In the context of Latin America policy debates that focus on how to best utilize liberalized trading lead to the best forms of stability and decrease oppressive regimes - decades of reforms prove


Korzeniewicz ‘00

[Roberto Patricio Korzeniewicz and William C. Smith, “Poverty, Inequality, and Growth in Latin America: Searching for the High Road to Globalization”, Latin American Research Review, 2000, http://www.jstor.org/stable/2692041]

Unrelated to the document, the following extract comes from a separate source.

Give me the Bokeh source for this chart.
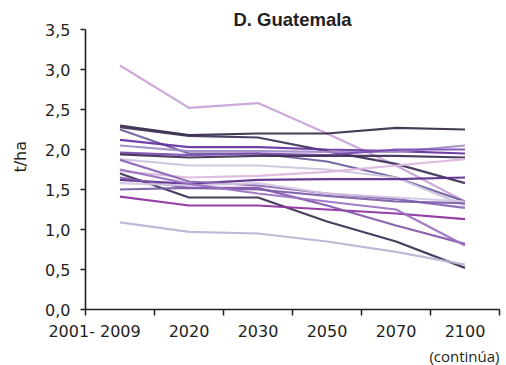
from bokeh.plotting import figure
from bokeh.models import Range1d, FixedTicker, Title
from bokeh.embed import file_html
from bokeh.resources import INLINE

# Rendimiento proyectado (t/ha), Guatemala, por escenario/cultivo
periods = ["2001- 2009", "2020", "2030", "2050", "2070", "2100"]

s01 = [3.05, 2.52, 2.58, 2.20, 1.80, 1.35]
s02 = [2.30, 2.18, 2.20, 2.20, 2.27, 2.25]
s03 = [2.28, 2.17, 2.15, 1.98, 1.82, 1.58]
s04 = [2.25, 1.95, 1.95, 1.85, 1.65, 1.35]
s05 = [2.12, 2.03, 2.03, 2.00, 1.98, 1.95]
s06 = [2.05, 1.98, 1.98, 1.97, 1.97, 2.05]
s07 = [1.96, 1.93, 1.95, 1.93, 2.00, 2.00]
s08 = [1.94, 1.90, 1.92, 1.92, 1.92, 1.90]
s09 = [1.88, 1.80, 1.80, 1.75, 1.65, 1.30]
s10 = [1.73, 1.65, 1.67, 1.72, 1.80, 1.88]
s11 = [1.62, 1.57, 1.62, 1.63, 1.63, 1.65]
s12 = [1.87, 1.60, 1.55, 1.45, 1.38, 1.27]
s13 = [1.70, 1.40, 1.40, 1.10, 0.85, 0.52]
s14 = [1.50, 1.52, 1.50, 1.42, 1.35, 1.33]
s15 = [1.41, 1.30, 1.30, 1.25, 1.20, 1.13]
s16 = [1.09, 0.97, 0.95, 0.85, 0.72, 0.56]
s17 = [1.65, 1.52, 1.52, 1.30, 1.05, 0.82]
s18 = [1.58, 1.55, 1.58, 1.45, 1.40, 1.35]
s19 = [1.75, 1.57, 1.45, 1.35, 1.25, 0.80]

series = [s01, s02, s03, s04, s05, s06, s07, s08, s09, s10,
          s11, s12, s13, s14, s15, s16, s17, s18, s19]
colors = ["#c7a2d8", "#372a48", "#3f3157", "#6c5c9c", "#6430a0",
          "#9d8cc6", "#7c4cb2", "#3d2e54", "#cbc3de", "#dbb7de",
          "#5a2a8c", "#8a64b4", "#3b2c52", "#7a5ca8", "#8c2f9e",
          "#bab2d2", "#8258aa", "#d2c6e2", "#9a70c2"]

y_ticks = [0.0, 0.5, 1.0, 1.5, 2.0, 2.5, 3.0, 3.5]
y_labels = ["0,0", "0,5", "1,0", "1,5", "2,0", "2,5", "3,0", "3,5"]

NBSP = "\u00a0"

p = figure(width=506, height=365, output_backend="svg", toolbar_location=None,
           x_range=Range1d(0, 6), y_range=Range1d(0, 3.5),
           min_border_left=85, min_border_right=7, min_border_top=29,
           min_border_bottom=10)

p.title.text = "D. Guatemala"
p.title.align = "center"
p.title.text_font = "Liberation Sans"
p.title.text_font_style = "bold"
p.title.text_font_size = "18.5px"
p.title.text_color = "#231f20"
p.title.standoff = 0
p.title.offset = 0

xs = [i + 0.5 for i in range(len(periods))]
for ys, c in zip(series, colors):
    p.line(xs, ys, line_color=c, line_width=2.2, line_alpha=0.92)

p.xgrid.visible = False
p.ygrid.visible = False
p.outline_line_color = None
p.background_fill_color = "white"
p.border_fill_color = "white"

# the first period label hangs to the left: its end year sits under the
# period centre, so pad the right side with non-breaking spaces
first_start, first_end = periods[0].split(" ")
tick_labels = [first_start + NBSP + first_end + NBSP * 10] + periods[1:]

xa = p.xaxis[0]
xa.ticker = FixedTicker(ticks=xs, minor_ticks=list(range(len(periods) + 1)))
xa.major_label_overrides = {x: lab for x, lab in zip(xs, tick_labels)}
xa.major_tick_out = 0
xa.major_tick_in = 0
xa.minor_tick_out = 6
xa.minor_tick_in = 0
xa.minor_tick_line_color = "#231f20"
xa.minor_tick_line_width = 1.5
xa.axis_line_color = "#231f20"
xa.axis_line_width = 1.6
xa.major_label_text_font = "DejaVu Sans"
xa.major_label_text_font_size = "16px"
xa.major_label_text_color = "#231f20"
xa.major_label_standoff = 6

ya = p.yaxis[0]
ya.ticker = FixedTicker(ticks=y_ticks, minor_ticks=[])
ya.major_label_overrides = {t: lab for t, lab in zip(y_ticks, y_labels)}
ya.major_tick_out = 5
ya.major_tick_in = 0
ya.major_tick_line_color = "#231f20"
ya.major_tick_line_width = 1.5
ya.axis_line_color = "#231f20"
ya.axis_line_width = 1.6
ya.major_label_text_font = "DejaVu Sans"
ya.major_label_text_font_size = "16px"
ya.major_label_text_color = "#231f20"
ya.major_label_standoff = 10
ya.axis_label = NBSP * 5 + "t/ha"
ya.axis_label_text_font = "DejaVu Sans"
ya.axis_label_text_font_style = "normal"
ya.axis_label_text_font_size = "16px"
ya.axis_label_text_color = "#231f20"
ya.axis_label_standoff = 12

p.add_layout(Title(text="(continúa)", align="right", text_font="Open Sans",
                   text_font_size="15px", text_font_style="normal",
                   text_color="#231f20", standoff=0, offset=0), "below")

open("out.html", "w").write(file_html(p, INLINE))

A major concern addressed by the intellectual architects of the original consensus involved the social conflicts and political instability of the 1970s, both linked to the crisis of civilian rule and the prevalence of authoritarian regimes in the region. Rising instability, associated with "macroeconomic populism, “was linked to the crisis of state-centric development models in closed protectionist economies (see, for example, Dornbusch and Edwards 1991). In this regard, the collapse of heterodox shock policies (such as the Austral, Cruzado, and Inti plans in Argentina, Brazil, and Peru) contributed to the growing hegemony of more orthodox neoclassical policies. In addition, cross-regional comparisons with the then thriving East Asian economies called attention to the advantages of an alternative model of development based on a "market-friendly" strategy built on trade liberalization and export orientation as engines of growth (Kahler 1990, 1992; World Bank 1993c).¶ According to this new World Bank perspective, although poverty rates may have recently declined somewhat in some countries, this outcome is due not to trade and financial reforms but to lower inflation and a return to modest growth. This admission brings the views of the bank into alignment with the broad consensus previously discussed. Moreover, the authors of these studies agree that formal and informal unemployment has risen in many countries and that wage differentials between skilled and unskilled workers have worsened.16 This rather pessimistic assessment of a decade of Washington Consensus-style reforms is the basis for their advocacy of "a dialogue among policy-makers, civil society, and the academic community in [Latin America and the Caribbean] on how best to design and reform institutions-that is, on how to 'supply' institutional reforms to meet new societal demands" (World Bank 1998, 2).